§ Exercise details: Transcribe all of the data exactly. Omit the pictures.

§ Dataset excerpt:
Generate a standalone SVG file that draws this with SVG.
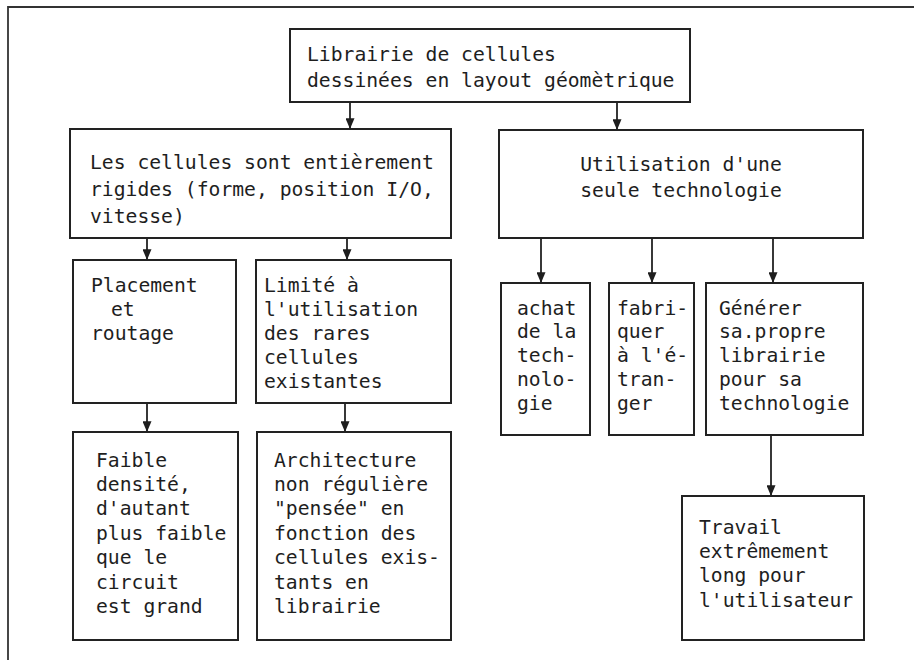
<svg xmlns="http://www.w3.org/2000/svg" width="914" height="660" viewBox="0 0 914 660">
<style>
.box{fill:#fff;stroke:#222;stroke-width:2}
.t{font-family:"DejaVu Sans Mono","Liberation Mono",monospace;font-size:19.7px;fill:#1e1e1e}
.c{stroke:#222;stroke-width:1.8;fill:none;marker-end:url(#ah)}
.frame{stroke:#333;stroke-width:1.8;fill:none}
</style>
<defs>
<marker id="ah" viewBox="0 0 12 10" refX="12" refY="5" markerWidth="12" markerHeight="9" markerUnits="userSpaceOnUse" orient="auto">
<path d="M0,0 L12,5 L0,10 z" fill="#1e1e1e"/>
</marker>
</defs>
<rect width="914" height="660" fill="#fff"/>
<path class="frame" d="M8,660 L8,7 L914,7"/>
<g id="connectors">
<line class="c" x1="350" y1="102" x2="350" y2="129"/>
<line class="c" x1="617" y1="102" x2="617" y2="130"/>
<line class="c" x1="147" y1="238" x2="147" y2="260"/>
<line class="c" x1="347" y1="238" x2="347" y2="260"/>
<line class="c" x1="147" y1="403" x2="147" y2="432"/>
<line class="c" x1="345" y1="403" x2="345" y2="432"/>
<line class="c" x1="541" y1="238" x2="541" y2="283"/>
<line class="c" x1="652" y1="238" x2="652" y2="283"/>
<line class="c" x1="773" y1="238" x2="773" y2="283"/>
<line class="c" x1="771" y1="435" x2="771" y2="496"/>
</g>
<g id="n-librairie">
<rect class="box" x="290" y="29" width="400" height="73"/>
<text class="t" x="307" y="61">Librairie de cellules</text>
<text class="t" x="307" y="87">dessinées en layout géomètrique</text>
</g>
<g id="n-rigides">
<rect class="box" x="70" y="129" width="381" height="109"/>
<text class="t" x="90" y="169">Les cellules sont entièrement</text>
<text class="t" x="90" y="196">rigides (forme, position I/O,</text>
<text class="t" x="90" y="223">vitesse)</text>
</g>
<g id="n-utilisation">
<rect class="box" x="499" y="130" width="364" height="108"/>
<text class="t" x="681" y="171" text-anchor="middle">Utilisation d'une</text>
<text class="t" x="681" y="197" text-anchor="middle">seule technologie</text>
</g>
<g id="n-placement">
<rect class="box" x="73" y="260" width="163" height="143"/>
<text class="t" x="91" y="292">Placement</text>
<text class="t" x="111" y="316">et</text>
<text class="t" x="91" y="340">routage</text>
</g>
<g id="n-limite">
<rect class="box" x="256" y="260" width="195" height="143"/>
<text class="t" x="264" y="292">Limité à</text>
<text class="t" x="264" y="316">l'utilisation</text>
<text class="t" x="264" y="340">des rares</text>
<text class="t" x="264" y="364">cellules</text>
<text class="t" x="264" y="388">existantes</text>
</g>
<g id="n-faible">
<rect class="box" x="73" y="432" width="165" height="208"/>
<text class="t" x="96" y="467">Faible</text>
<text class="t" x="96" y="491">densité,</text>
<text class="t" x="96" y="515">d'autant</text>
<text class="t" x="96" y="540">plus faible</text>
<text class="t" x="96" y="564">que le</text>
<text class="t" x="96" y="589">circuit</text>
<text class="t" x="96" y="613">est grand</text>
</g>
<g id="n-architecture">
<rect class="box" x="257" y="432" width="194" height="208"/>
<text class="t" x="274" y="467">Architecture</text>
<text class="t" x="274" y="491">non régulière</text>
<text class="t" x="274" y="515">"pensée" en</text>
<text class="t" x="274" y="540">fonction des</text>
<text class="t" x="274" y="564">cellules exis-</text>
<text class="t" x="274" y="589">tants en</text>
<text class="t" x="274" y="613">librairie</text>
</g>
<g id="n-achat">
<rect class="box" x="501" y="283" width="89" height="152"/>
<text class="t" x="517" y="315">achat</text>
<text class="t" x="517" y="338">de la</text>
<text class="t" x="517" y="362">tech-</text>
<text class="t" x="517" y="386">nolo-</text>
<text class="t" x="517" y="410">gie</text>
</g>
<g id="n-fabriquer">
<rect class="box" x="609" y="283" width="85" height="152"/>
<text class="t" x="617" y="315">fabri-</text>
<text class="t" x="617" y="338">quer</text>
<text class="t" x="617" y="362">à l'é-</text>
<text class="t" x="617" y="386">tran-</text>
<text class="t" x="617" y="410">ger</text>
</g>
<g id="n-generer">
<rect class="box" x="706" y="283" width="157" height="152"/>
<text class="t" x="719" y="315">Générer</text>
<text class="t" x="719" y="338">sa.propre</text>
<text class="t" x="719" y="362">librairie</text>
<text class="t" x="719" y="386">pour sa</text>
<text class="t" x="719" y="410">technologie</text>
</g>
<g id="n-travail">
<rect class="box" x="682" y="496" width="182" height="144"/>
<text class="t" x="699" y="534">Travail</text>
<text class="t" x="699" y="558">extrêmement</text>
<text class="t" x="699" y="582">long pour</text>
<text class="t" x="699" y="607">l'utilisateur</text>
</g>
</svg>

§ Full response:
Generate a standalone SVG file that draws this with SVG.
<svg xmlns="http://www.w3.org/2000/svg" width="914" height="660" viewBox="0 0 914 660">
<style>
.box{fill:#fff;stroke:#222;stroke-width:2}
.t{font-family:"DejaVu Sans Mono","Liberation Mono",monospace;font-size:19.7px;fill:#1e1e1e}
.c{stroke:#222;stroke-width:1.8;fill:none;marker-end:url(#ah)}
.frame{stroke:#333;stroke-width:1.8;fill:none}
</style>
<defs>
<marker id="ah" viewBox="0 0 12 10" refX="12" refY="5" markerWidth="12" markerHeight="9" markerUnits="userSpaceOnUse" orient="auto">
<path d="M0,0 L12,5 L0,10 z" fill="#1e1e1e"/>
</marker>
</defs>
<rect width="914" height="660" fill="#fff"/>
<path class="frame" d="M8,660 L8,7 L914,7"/>
<g id="connectors">
<line class="c" x1="350" y1="102" x2="350" y2="129"/>
<line class="c" x1="617" y1="102" x2="617" y2="130"/>
<line class="c" x1="147" y1="238" x2="147" y2="260"/>
<line class="c" x1="347" y1="238" x2="347" y2="260"/>
<line class="c" x1="147" y1="403" x2="147" y2="432"/>
<line class="c" x1="345" y1="403" x2="345" y2="432"/>
<line class="c" x1="541" y1="238" x2="541" y2="283"/>
<line class="c" x1="652" y1="238" x2="652" y2="283"/>
<line class="c" x1="773" y1="238" x2="773" y2="283"/>
<line class="c" x1="771" y1="435" x2="771" y2="496"/>
</g>
<g id="n-librairie">
<rect class="box" x="290" y="29" width="400" height="73"/>
<text class="t" x="307" y="61">Librairie de cellules</text>
<text class="t" x="307" y="87">dessinées en layout géomètrique</text>
</g>
<g id="n-rigides">
<rect class="box" x="70" y="129" width="381" height="109"/>
<text class="t" x="90" y="169">Les cellules sont entièrement</text>
<text class="t" x="90" y="196">rigides (forme, position I/O,</text>
<text class="t" x="90" y="223">vitesse)</text>
</g>
<g id="n-utilisation">
<rect class="box" x="499" y="130" width="364" height="108"/>
<text class="t" x="681" y="171" text-anchor="middle">Utilisation d'une</text>
<text class="t" x="681" y="197" text-anchor="middle">seule technologie</text>
</g>
<g id="n-placement">
<rect class="box" x="73" y="260" width="163" height="143"/>
<text class="t" x="91" y="292">Placement</text>
<text class="t" x="111" y="316">et</text>
<text class="t" x="91" y="340">routage</text>
</g>
<g id="n-limite">
<rect class="box" x="256" y="260" width="195" height="143"/>
<text class="t" x="264" y="292">Limité à</text>
<text class="t" x="264" y="316">l'utilisation</text>
<text class="t" x="264" y="340">des rares</text>
<text class="t" x="264" y="364">cellules</text>
<text class="t" x="264" y="388">existantes</text>
</g>
<g id="n-faible">
<rect class="box" x="73" y="432" width="165" height="208"/>
<text class="t" x="96" y="467">Faible</text>
<text class="t" x="96" y="491">densité,</text>
<text class="t" x="96" y="515">d'autant</text>
<text class="t" x="96" y="540">plus faible</text>
<text class="t" x="96" y="564">que le</text>
<text class="t" x="96" y="589">circuit</text>
<text class="t" x="96" y="613">est grand</text>
</g>
<g id="n-architecture">
<rect class="box" x="257" y="432" width="194" height="208"/>
<text class="t" x="274" y="467">Architecture</text>
<text class="t" x="274" y="491">non régulière</text>
<text class="t" x="274" y="515">"pensée" en</text>
<text class="t" x="274" y="540">fonction des</text>
<text class="t" x="274" y="564">cellules exis-</text>
<text class="t" x="274" y="589">tants en</text>
<text class="t" x="274" y="613">librairie</text>
</g>
<g id="n-achat">
<rect class="box" x="501" y="283" width="89" height="152"/>
<text class="t" x="517" y="315">achat</text>
<text class="t" x="517" y="338">de la</text>
<text class="t" x="517" y="362">tech-</text>
<text class="t" x="517" y="386">nolo-</text>
<text class="t" x="517" y="410">gie</text>
</g>
<g id="n-fabriquer">
<rect class="box" x="609" y="283" width="85" height="152"/>
<text class="t" x="617" y="315">fabri-</text>
<text class="t" x="617" y="338">quer</text>
<text class="t" x="617" y="362">à l'é-</text>
<text class="t" x="617" y="386">tran-</text>
<text class="t" x="617" y="410">ger</text>
</g>
<g id="n-generer">
<rect class="box" x="706" y="283" width="157" height="152"/>
<text class="t" x="719" y="315">Générer</text>
<text class="t" x="719" y="338">sa.propre</text>
<text class="t" x="719" y="362">librairie</text>
<text class="t" x="719" y="386">pour sa</text>
<text class="t" x="719" y="410">technologie</text>
</g>
<g id="n-travail">
<rect class="box" x="682" y="496" width="182" height="144"/>
<text class="t" x="699" y="534">Travail</text>
<text class="t" x="699" y="558">extrêmement</text>
<text class="t" x="699" y="582">long pour</text>
<text class="t" x="699" y="607">l'utilisateur</text>
</g>
</svg>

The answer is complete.